The qualifying conditions to being an EOT are as follows:
· The trust must be a Canadian resident trust;
· Two purposes:
o it would hold shares of “qualifying businesses” for the benefit of the employee beneficiaries of the trust;
o it would make distributions to employee beneficiaries, where reasonable, under a distribution formula that could only consider an employee's length of service, remuneration, and hours worked. Otherwise, all beneficiaries must generally be treated in a similar manner.
· Would be required to hold a controlling interest in the shares of one or more “qualifying businesses”. All or substantially all of an EOT's assets must be shares of “qualifying businesses”;
· Trustees must be residents of Canada (excluding deemed residents). Trust beneficiaries (age 18 and older) would elect the trustees at least once every five years;
· Beneficiaries must consist exclusively of “qualifying employees”.

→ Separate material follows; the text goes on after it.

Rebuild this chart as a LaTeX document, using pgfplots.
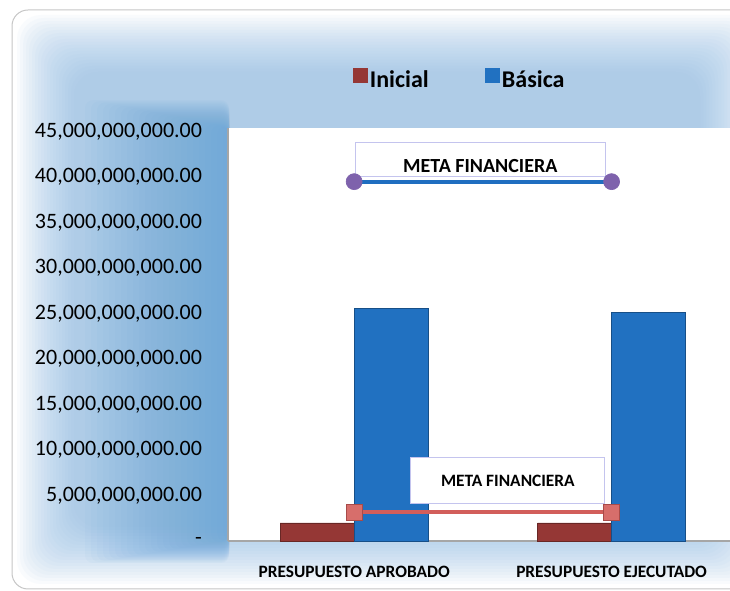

A qualifying business would be a Canadian Controlled Private Corporation (CCPC) and in which all or substantially all of the fair market value of its assets are attributable to assets used in an active business carried on in Canada.
Qualifying employees would include all individuals employed by a qualifying business and any other qualifying businesses it controls, with the exclusion of employees who are significant economic interest holders or have not completed a reasonable probationary period of up to 12 months.
EOTs would be subject to the highest marginal tax rates for any income not distributed directly to beneficiaries. However, it will get the benefit of certain tax relief measures, such as:
· extension of the five-year capital gains reserve to a ten-year reserve for qualifying business transfers to an EOT. A minimum of ten per cent of the gain would be required to be brought into income each year, creating a maximum ten-year deferral period;
· exemption from the 21-year deemed disposition rule;
· introduction of a new exception to extend the repayment period from one to 15 years for amounts loaned to the EOT from a qualifying business to purchase shares in a qualifying business transfer (shareholder loans).
This measure applies as of the 2024 tax year.